# START OF RECORDS PROVIDED
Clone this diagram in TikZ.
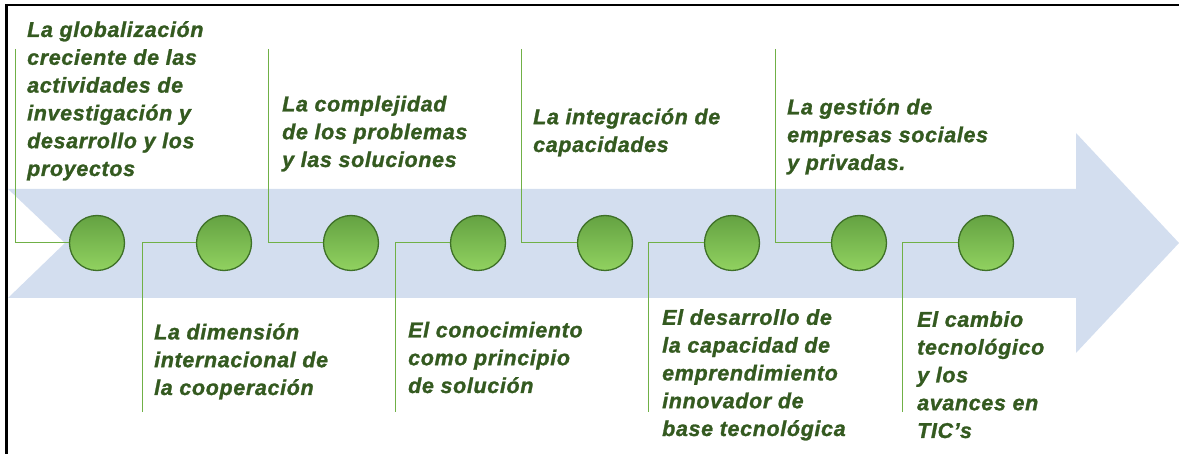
\documentclass[tikz,border=0pt]{standalone}
\usepackage{fontspec}
\setmainfont{Liberation Sans}
\newfontfamily\itemfont[LetterSpace=3,FakeBold=1.2]{Liberation Sans Bold Italic}
\usetikzlibrary{positioning,calc}

\definecolor{bandblue}{RGB}{211,222,239}
\definecolor{leadgreen}{RGB}{112,176,70}
\definecolor{textgreen}{RGB}{52,90,32}
\definecolor{balltop}{RGB}{100,162,66}
\definecolor{ballbottom}{RGB}{145,210,96}
\definecolor{balldark}{RGB}{62,112,40}

\begin{document}
\begin{tikzpicture}[x=1pt, y=-1pt,
            ball/.style={circle, draw=balldark, line width=1.3pt, minimum size=55pt,
                         inner sep=0pt, top color=balltop, bottom color=ballbottom},
            lead/.style={draw=leadgreen, line width=1pt},
            itemtext/.style={anchor=base west, align=left, inner sep=0pt, text=textgreen,
                         font=\itemfont\fontsize{21.5}{27.8}\selectfont}]
        \useasboundingbox (0,0) rectangle (1179,454);

        % the band
        \fill[bandblue] (8,189) -- (1076,189) -- (1076,133) -- (1179,243)
            -- (1076,353) -- (1076,298) -- (8,298) -- (65,243) -- cycle;

        % the balls
        \node[ball] (c1) at (97,243) {};
        \node[ball] (c2) at (224,243) {};
        \node[ball] (c3) at (351,243) {};
        \node[ball] (c4) at (478,243) {};
        \node[ball] (c5) at (605,243) {};
        \node[ball] (c6) at (732,243) {};
        \node[ball] (c7) at (859,243) {};
        \node[ball] (c8) at (986,243) {};

        % leader ends
        \coordinate (t1) at (15,49);
        \coordinate (b2) at (142,412);
        \coordinate (t3) at (268,49);
        \coordinate (b4) at (395,412);
        \coordinate (t5) at (521,49);
        \coordinate (b6) at (648,412);
        \coordinate (t7) at (775,49);
        \coordinate (b8) at (902,412);

        \draw[lead] (t1) |- (c1.west);
        \draw[lead] (c2.west) -| (b2);
        \draw[lead] (t3) |- (c3.west);
        \draw[lead] (c4.west) -| (b4);
        \draw[lead] (t5) |- (c5.west);
        \draw[lead] (c6.west) -| (b6);
        \draw[lead] (t7) |- (c7.west);
        \draw[lead] (c8.west) -| (b8);

        % the texts (placed by the baseline of their last line)
        \node[itemtext] (txt1) at (27,176) {La globalización\\creciente de las\\actividades de\\investigación y\\desarrollo y los\\proyectos};
        \node[itemtext] (txt2) at (154,395) {La dimensión\\internacional de\\la cooperación};
        \node[itemtext] (txt3) at (282,167) {La complejidad\\de los problemas\\y las soluciones};
        \node[itemtext] (txt4) at (408,393) {El conocimiento\\como principio\\de solución};
        \node[itemtext] (txt5) at (533,152) {La integración de\\capacidades};
        \node[itemtext] (txt6) at (662,436) {El desarrollo de\\la capacidad de\\emprendimiento\\innovador de\\base tecnológica};
        \node[itemtext] (txt7) at (787,170) {La gestión de\\empresas sociales\\y privadas.};
        \node[itemtext] (txt8) at (917,438) {El cambio\\tecnológico\\y los\\avances en\\TIC’s};

        % frame
        \draw[line width=2.5pt] (6.5,454) -- (6.5,5) -- (1179,5);
\end{tikzpicture}
\end{document}
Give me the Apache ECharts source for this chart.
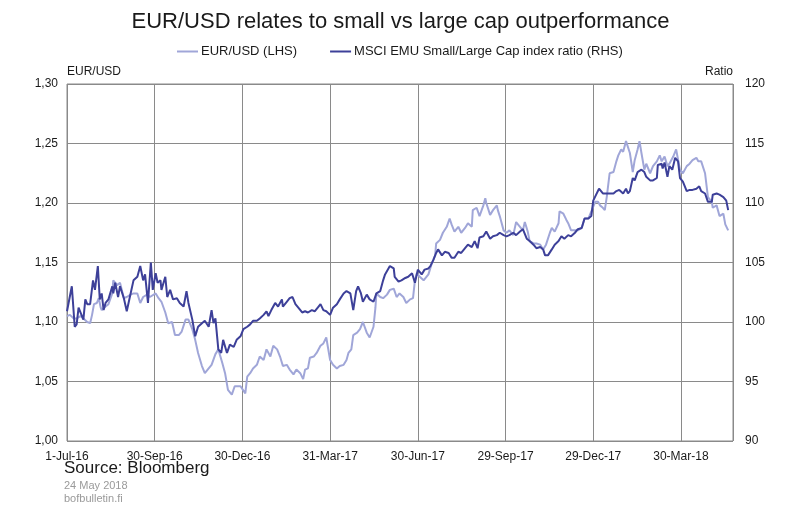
<!DOCTYPE html>
<html>
<head>
<meta charset="utf-8">
<script src="https://cdn.jsdelivr.net/npm/echarts@6/dist/echarts.min.js"></script>
<style>
html,body{margin:0;padding:0;background:#fff;}
#chart{width:801px;height:523px;}
</style>
</head>
<body>
<div id="chart"></div>
<script>
// ---- Data ----
var startDate = '2016-07-01';
var endDate = '2018-05-23';
var tickDates = ['2016-07-01','2016-09-30','2016-12-30','2017-03-31','2017-06-30','2017-09-29','2017-12-29','2018-03-30'];
var tickLabels = ['1-Jul-16','30-Sep-16','30-Dec-16','31-Mar-17','30-Jun-17','29-Sep-17','29-Dec-17','30-Mar-18'];

// EUR/USD (LHS): days since 1-Jul-2016 and values
var eurusdDays = [0,3,7,10,14,17,21,24,26,28,31,33,35,36,40,43,47,48,52,55,59,62,66,69,73,76,79,83,86,92,95,98,102,105,109,112,116,119,123,126,130,133,136,140,143,147,150,154,157,161,164,167,171,174,180,
185,187,190,193,197,200,204,207,211,214,218,221,224,228,231,235,238,242,245,247,250,252,256,259,263,266,269,273,276,280,283,287,290,292,295,297,301,304,307,311,314,318,320,321,325,328,332,335,339,342,345,349,352,356,359,361,363,366,370,375,
378,382,383,387,390,394,397,399,402,406,409,413,416,420,421,425,428,432,434,435,439,442,446,447,449,453,456,459,463,466,470,473,475,478,480,484,487,491,494,497,501,503,506,510,511,515,518,520,523,527,530,534,537,541,544,548,551,
553,556,558,560,563,567,570,572,575,577,580,584,587,589,592,594,596,599,601,605,608,612,615,617,620,623,625,629,632,636,639,643,646,649,653,655,658,662,665,669,670,674,677,681,683,686];
var eurusdValues = [1.105,1.106,1.103,1.103,1.105,1.103,1.100,1.099,1.106,1.115,1.116,1.120,1.112,1.110,1.113,1.115,1.124,1.135,1.131,1.133,1.120,1.121,1.123,1.124,1.124,1.116,1.121,1.123,1.121,1.124,1.120,1.117,1.108,1.099,1.100,1.089,1.089,1.092,1.102,1.102,1.094,1.085,1.074,1.063,1.057,1.061,1.064,1.073,1.077,1.066,1.057,1.043,1.039,1.046,1.046,
1.040,1.054,1.057,1.061,1.064,1.071,1.068,1.077,1.071,1.080,1.077,1.071,1.063,1.064,1.060,1.056,1.060,1.057,1.052,1.060,1.061,1.070,1.071,1.074,1.080,1.082,1.087,1.068,1.064,1.061,1.063,1.064,1.068,1.074,1.077,1.089,1.091,1.094,1.100,1.091,1.087,1.096,1.112,1.124,1.121,1.120,1.123,1.127,1.128,1.121,1.124,1.121,1.116,1.119,1.120,1.135,1.141,1.138,1.135,1.140,
1.148,1.156,1.166,1.169,1.175,1.180,1.187,1.182,1.176,1.180,1.175,1.179,1.183,1.180,1.194,1.196,1.189,1.198,1.204,1.200,1.190,1.194,1.198,1.194,1.189,1.177,1.175,1.177,1.173,1.184,1.180,1.177,1.184,1.176,1.168,1.166,1.166,1.165,1.161,1.165,1.175,1.179,1.176,1.183,1.193,1.191,1.186,1.183,1.177,1.177,1.177,1.179,1.187,1.187,1.193,1.201,1.201,
1.198,1.196,1.194,1.205,1.225,1.226,1.235,1.240,1.245,1.243,1.252,1.242,1.226,1.236,1.245,1.252,1.242,1.228,1.233,1.225,1.231,1.235,1.240,1.235,1.239,1.231,1.233,1.239,1.245,1.228,1.225,1.231,1.233,1.236,1.238,1.235,1.235,1.225,1.205,1.201,1.196,1.198,1.189,1.191,1.182,1.177];

// MSCI EMU Small/Large Cap index ratio (RHS)
var ratioDays = [0,5,8,10,12,15,17,19,21,24,27,29,32,34,36,38,40,43,47,48,50,53,55,59,62,66,69,73,76,79,81,84,87,89,92,94,97,98,102,104,107,110,114,117,121,124,126,130,133,136,140,143,147,150,152,154,157,160,162,166,169,173,176,180,
183,187,190,193,197,200,204,207,209,212,216,219,223,224,228,231,234,237,240,244,247,250,254,257,261,263,266,269,273,276,280,283,287,290,294,297,300,302,305,307,311,314,318,321,325,328,330,332,335,339,340,344,347,351,354,358,361,364,368,371,375,
377,380,383,385,389,392,396,399,402,406,409,413,416,420,423,426,428,432,435,439,442,446,449,453,456,459,463,466,470,473,477,480,484,487,491,494,496,499,503,506,510,513,516,520,523,527,530,534,537,541,544,546,549,552,
556,560,563,567,570,573,577,580,582,584,587,589,592,596,599,601,605,608,612,613,617,618,620,623,625,628,631,634,636,639,643,646,649,653,656,658,662,665,669,670,674,677,681,684,686];
var ratioValues = [100.9,103.0,99.6,99.8,101.2,100.6,100.2,101.9,101.5,101.5,103.5,102.7,104.7,101.9,102.4,101.0,101.6,101.9,103.0,102.4,103.3,102.1,103.0,102.0,100.9,102.4,103.5,103.8,104.7,103.5,104.0,101.6,105.0,102.7,104.1,103.3,103.5,102.7,103.8,102.1,102.7,101.9,102.0,101.6,101.3,102.6,101.6,100.2,98.8,99.6,99.9,100.1,99.6,101.0,99.9,100.3,97.7,97.4,98.5,97.4,98.1,97.9,98.5,98.8,
99.4,99.6,99.8,100.1,100.1,100.3,100.6,100.9,100.5,101.0,101.6,101.3,101.9,101.3,101.7,102.0,102.1,101.5,101.2,100.8,100.9,100.8,101.0,100.9,101.3,101.5,101.0,100.9,100.6,101.2,101.5,101.9,102.4,102.6,102.4,101.0,102.6,103.0,102.4,101.7,102.3,101.9,101.7,102.4,102.6,103.5,104.0,104.1,104.7,104.5,103.8,103.4,103.5,103.7,103.8,104.1,103.3,104.4,104.0,104.4,104.5,
104.7,105.2,105.8,106.1,105.6,105.9,105.8,105.4,105.4,105.9,105.8,106.2,106.5,106.3,106.8,106.2,107.1,107.2,107.6,107.0,107.2,107.3,107.5,107.3,107.2,107.3,107.5,107.3,107.6,107.8,107.0,106.8,106.5,106.2,106.3,106.1,105.6,105.6,106.1,106.5,106.8,107.2,107.0,107.3,107.2,107.5,107.8,107.9,108.7,108.7,108.9,110.2,110.7,111.2,
110.8,110.8,110.8,110.8,111.0,111.1,110.8,111.2,110.8,111.0,112.1,111.9,112.6,112.8,112.6,112.2,111.9,111.9,112.1,113.2,113.3,112.9,113.4,112.2,113.1,112.8,113.8,113.5,112.1,111.8,111.0,111.1,111.1,111.2,111.4,111.0,110.8,110.1,110.1,110.7,110.8,110.7,110.5,110.2,109.4];

var lhsTicks = {min:1.00, max:1.30, step:0.05};
var rhsTicks = {min:90, max:120, step:5};

// ---- Build ----
function dayOf(s){ var p=s.split('-'); return Date.UTC(+p[0],+p[1]-1,+p[2]); }
var t0 = dayOf(startDate);
function offset(s){ return Math.round((dayOf(s)-t0)/86400000); }
var tickDays = tickDates.map(offset);
var xMax = offset(endDate);
function pairs(xs, ys){ return xs.map(function(x,i){ return [x, ys[i]]; }); }

var lightColor = '#a0a6d8';
var darkColor = '#3d4099';
var gridColor = '#8a8a8a';
var font = 'Liberation Sans, Arial, sans-serif';

var chart = echarts.init(document.getElementById('chart'), null, {renderer:'canvas'});
chart.setOption({
  animation:false,
  backgroundColor:'#ffffff',
  title:{
    text:'EUR/USD relates to small vs large cap outperformance',
    left:'center', top:6,
    textStyle:{fontFamily:font, fontSize:22, fontWeight:'normal', color:'#1a1a1a'}
  },
  legend:{
    top:40, left:172,
    itemWidth:21, itemHeight:2, itemGap:33, icon:'rect',
    textStyle:{fontFamily:font, fontSize:13, color:'#1a1a1a', padding:[0,0,0,-2]},
    data:['EUR/USD (LHS)','MSCI EMU Small/Large Cap index ratio (RHS)']
  },
  grid:{left:67, right:68, top:84, bottom:82, show:true, borderColor:gridColor, borderWidth:1, backgroundColor:'transparent'},
  xAxis:{
    type:'value', min:0, max:xMax, interval:tickDays[1]-tickDays[0],
    axisLine:{show:false}, axisTick:{show:false},
    splitLine:{show:true, lineStyle:{color:gridColor, width:1}},
    axisLabel:{
      fontFamily:font, fontSize:12, color:'#1a1a1a', margin:10, showMaxLabel:false,
      formatter:function(v){ var i=tickDays.indexOf(Math.round(v)); return i>=0?tickLabels[i]:''; }
    }
  },
  yAxis:[{
    type:'value', position:'left', min:lhsTicks.min, max:lhsTicks.max, interval:lhsTicks.step,
    name:'EUR/USD', nameLocation:'end', nameGap:6,
    nameTextStyle:{fontFamily:font, fontSize:12, color:'#1a1a1a', align:'left'},
    axisLine:{show:false}, axisTick:{show:false},
    splitLine:{show:true, lineStyle:{color:gridColor, width:1}},
    axisLabel:{fontFamily:font, fontSize:12, color:'#1a1a1a', margin:9,
      formatter:function(v){ return v.toFixed(2).replace('.',','); }}
  },{
    type:'value', position:'right', min:rhsTicks.min, max:rhsTicks.max, interval:rhsTicks.step,
    name:'Ratio', nameLocation:'end', nameGap:6,
    nameTextStyle:{fontFamily:font, fontSize:12, color:'#1a1a1a', align:'right'},
    axisLine:{show:false}, axisTick:{show:false}, splitLine:{show:false},
    axisLabel:{fontFamily:font, fontSize:12, color:'#1a1a1a', margin:12}
  }],
  series:[{
    name:'EUR/USD (LHS)', type:'line', yAxisIndex:0, symbol:'none', z:2,
    lineStyle:{color:lightColor, width:2}, itemStyle:{color:lightColor},
    data:pairs(eurusdDays, eurusdValues)
  },{
    name:'MSCI EMU Small/Large Cap index ratio (RHS)', type:'line', yAxisIndex:1, symbol:'none', z:3,
    lineStyle:{color:darkColor, width:2}, itemStyle:{color:darkColor},
    data:pairs(ratioDays, ratioValues)
  }],
  graphic:[
    {type:'text', left:64, top:460, style:{text:'Source: Bloomberg', font:'17px Liberation Sans, Arial, sans-serif', fill:'#1a1a1a'}},
    {type:'text', left:64, top:480, style:{text:'24 May 2018', font:'11px Liberation Sans, Arial, sans-serif', fill:'#9a9a9a'}},
    {type:'text', left:64, top:493, style:{text:'bofbulletin.fi', font:'11px Liberation Sans, Arial, sans-serif', fill:'#9a9a9a'}}
  ]
});
</script>
</body>
</html>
# END OF RECORDS PROVIDED
### SET PROBLEM
Reply with only the number of lines in the material above where the string "this" appears.

### RIGHT ANSWER
2